Говорят, Олимпийские игры — единственное античное празднество, которое было бы понятно современной толпе. Возможно, это так. Если бы раздобыть машину времени, выдуманную Гербертом Уэллсом в его романе, было бы интересно в качестве болельщиков из северной Англии побывать на какой-нибудь финальной игре.
Интересно, как бы им понравились игровые виды спорта. Если не считать жертвоприношений — кабанов в начале празднества и быков в конце его, — в Олимпийских играх не было ничего, что болельщик из Хаддерсфилда не оценил бы с такой же готовностью, что и зритель из Итаки или Фессалии.
Конечно, англичанина удивила бы нагота участников, но так как в Древней Греции мужчины много времени проводили на солнце и так часто умащали кожу маслом, что были загорелыми чуть ли не до черноты и их нагота не слишком обескуражила бы северян.
Как ни странно, обнаженное человеческое тело кажется более неприличным, если оно бледное, а не загорелое. Греки сами открыли это: когда солдаты Агесилая раздели пленных персов, бледная нагота их буквально шокировала.
Лукиан в одном из своих диалогов говорит, что первейший долг атлета — подставлять свое обнаженное тело всем природным стихиям и стойко переносить любую погоду. Этому правилу, которое шокировало как римлян, так и варваров, мы обязаны совершенством греческой скульптуры. Художники тех времен частенько бывали в гимнасиях и наблюдали человеческое тело в движении.
Современного болельщика не поразили бы в Олимпии соревнования в беге и прыжках. Он ведь воспитан на роскошных голливудских гонках на колесницах. Ему понравилась бы борьба — зрелище, которое, возможно, ужаснуло бы его предков, живших в прошлом столетии, которые сами-то травили привязанного быка собаками, — в сущности, это ведь те же бои без правил.
Его не удивило бы кипение страстей вокруг состязаний. Разве не то же самое творится сейчас на любом футбольном матче?
Но его, безусловно, поразила бы странная смесь религиозности и спортивного азарта, сочетание атмосферы паломничества с духом Дерби, присущее празднествам в Алфейской долине.
Через каждые четыре года в греческом мире объявляли священное перемирие. Воевавшие государства откладывали в сторону оружие и переключались на Олимпийские игры.

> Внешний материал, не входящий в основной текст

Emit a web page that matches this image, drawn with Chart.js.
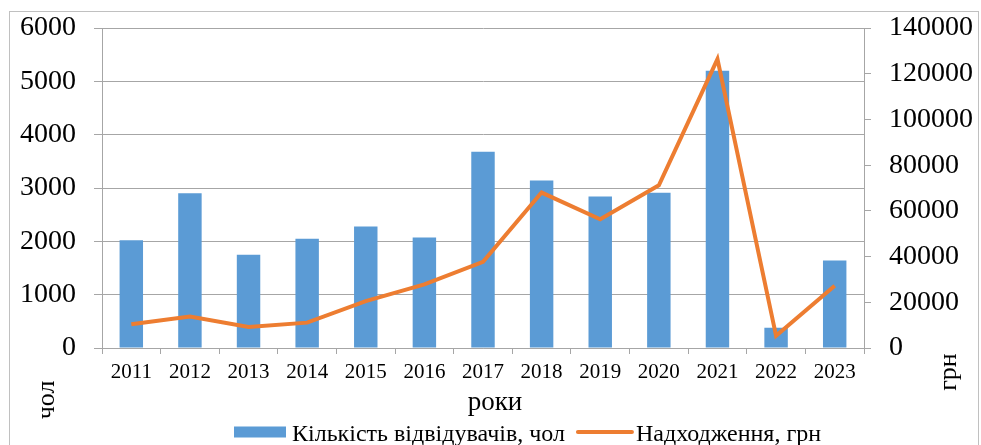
<!DOCTYPE html>
<html><head><meta charset="utf-8">
<script src="https://cdn.jsdelivr.net/npm/chart.js@4.4.1/dist/chart.umd.min.js"></script>
<style>html,body{margin:0;padding:0;background:#fff;overflow:hidden}#wrap{width:981px;height:445px;position:relative}</style>
</head><body><div id="wrap"><canvas id="c" width="981" height="445"></canvas></div>
<script>
const years = ['2011','2012','2013','2014','2015','2016','2017','2018','2019','2020','2021','2022','2023'];
const visitors = [2020, 2900, 1750, 2050, 2280, 2070, 3680, 3140, 2840, 2910, 5200, 380, 1640];
const revenue = [10400, 13800, 9200, 11100, 20500, 27800, 37700, 68000, 56300, 71200, 126400, 5300, 27200];
const leftAxis = {min: 0, max: 6000, step: 1000};
const rightAxis = {min: 0, max: 140000, step: 20000};
const seriesLabels = ['Кількість відвідувачів, чол', 'Надходження, грн'];
const xTitle = 'роки';
const yTitle = 'чол';
const y1Title = 'грн';

const BLUE = '#5B9BD5', ORANGE = '#ED7D31', GRID = '#a6a6a6';
const SERIF = '"Liberation Serif", "Times New Roman", serif';

const decor = {
  id: 'decor',
  beforeDraw(chart) {
    const ctx = chart.ctx;
    ctx.save();
    ctx.strokeStyle = '#c0c0c0';
    ctx.lineWidth = 1;
    ctx.strokeRect(9.5, 11.5, 969, 600);
    ctx.restore();
  },
  afterDraw(chart) {
    const ctx = chart.ctx;
    const a = chart.chartArea;
    ctx.save();
    ctx.fillStyle = '#000';
    ctx.font = '27px ' + SERIF;
    ctx.textAlign = 'center';
    ctx.textBaseline = 'alphabetic';
    ctx.fillText(xTitle, (a.left + a.right) / 2 + 12, 410);
    ctx.font = '26px ' + SERIF;
    ctx.textBaseline = 'middle';
    ctx.save();
    ctx.translate(47, 400);
    ctx.rotate(-Math.PI / 2);
    ctx.fillText(yTitle, 0, 0);
    ctx.restore();
    ctx.save();
    ctx.translate(949, 372);
    ctx.rotate(-Math.PI / 2);
    ctx.fillText(y1Title, 0, 0);
    ctx.restore();
    ctx.font = '24px ' + SERIF;
    ctx.textAlign = 'left';
    ctx.textBaseline = 'alphabetic';
    let x = 234;
    const cy = 432, base = 440.5;
    ctx.fillStyle = BLUE;
    ctx.fillRect(x, cy - 5.5, 52, 11);
    x += 52 + 6;
    ctx.fillStyle = '#000';
    ctx.fillText(seriesLabels[0], x, base);
    x += ctx.measureText(seriesLabels[0]).width + 13;
    ctx.strokeStyle = ORANGE;
    ctx.lineWidth = 4;
    ctx.lineCap = 'round';
    ctx.beginPath();
    ctx.moveTo(x, cy);
    ctx.lineTo(x + 54, cy);
    ctx.stroke();
    x += 54 + 4;
    ctx.fillText(seriesLabels[1], x, base);
    ctx.restore();
  }
};

const plain = v => String(v);

new Chart(document.getElementById('c'), {
  data: {
    labels: years,
    datasets: [
      {type: 'line', label: seriesLabels[1], data: revenue, yAxisID: 'y1', borderColor: ORANGE,
       backgroundColor: ORANGE, borderWidth: 4, pointRadius: 0, tension: 0, order: 0},
      {type: 'bar', label: seriesLabels[0], data: visitors, yAxisID: 'y', backgroundColor: BLUE,
       borderWidth: 0, barPercentage: 0.4, categoryPercentage: 1, order: 1}
    ]
  },
  options: {
    responsive: false,
    animation: false,
    devicePixelRatio: 1,
    layout: {padding: {top: 28, left: 0, right: 0, bottom: 0}},
    plugins: {legend: {display: false}, tooltip: {enabled: false}},
    scales: {
      x: {
        offset: true,
        grid: {offset: true, drawOnChartArea: false, drawTicks: true, tickLength: 6, color: GRID},
        border: {color: GRID},
        ticks: {color: '#000', font: {family: SERIF, size: 21}, padding: 6, maxRotation: 0, autoSkip: false},
        afterFit(s) { s.height = 97; s.paddingLeft = 0; s.paddingRight = 0; }
      },
      y: {
        position: 'left',
        min: leftAxis.min, max: leftAxis.max,
        grid: {color: GRID, tickLength: 8},
        border: {color: GRID},
        ticks: {stepSize: leftAxis.step, color: '#000', font: {family: SERIF, size: 28}, padding: 18, callback: plain},
        afterFit(s) { s.width = 102; s.paddingTop = 0; s.paddingBottom = 0; }
      },
      y1: {
        position: 'right',
        min: rightAxis.min, max: rightAxis.max,
        grid: {drawOnChartArea: false, color: GRID, tickLength: 7},
        border: {color: GRID},
        ticks: {stepSize: rightAxis.step, color: '#000', font: {family: SERIF, size: 28}, padding: 18, callback: plain},
        afterFit(s) { s.width = 117; s.paddingTop = 0; s.paddingBottom = 0; }
      }
    }
  },
  plugins: [decor]
});
</script></body></html>
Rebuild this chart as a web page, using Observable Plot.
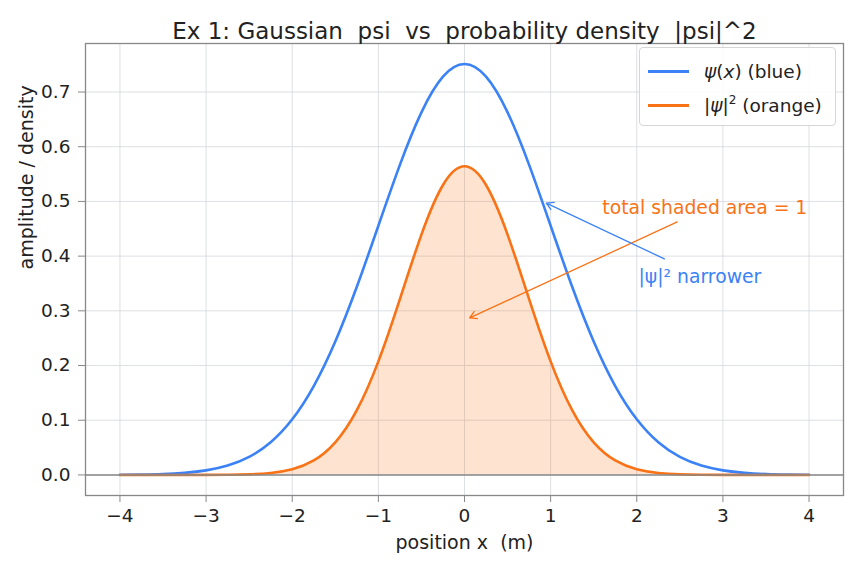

Разные государства специализировались на разных видах спорта. Спартанцы были традиционно сильны в тех, которые требовали выносливости. Ионийцам удавались более красивые виды. Беотия славилась борцами, остров Эгина — кулачными бойцами, и так далее.
По дорогам, ведущим в Олимпию, по жаре, в пыли, двигались целые толпы — бегуны, борцы, наездники, возничие на своих колесницах и, конечно, тысячи и тысячи зрителей, жаждавших поболеть за любимую команду или спортсмена. Каждый надеялся, что именно его фаворит получит вожделенный оливковый венок.
Атлетам предстояло доказать, что не зря они десять месяцев упражнялись в гимнасии. Потом они должны были поселиться в Олимпии и под наблюдением судей тренироваться тридцать дней. К их услугам были великолепные бани и гимнасии.
Не пройдя этого предварительного испытания, атлет не мог быть допущен к участию. Как только имена избранных появлялись на белой доске в Олимпии, пути назад уже не было. Если по какой-то причине человек снимал свою кандидатуру, его объявляли трусом и штрафовали, как и за самое презренное преступление — попытку подкупа.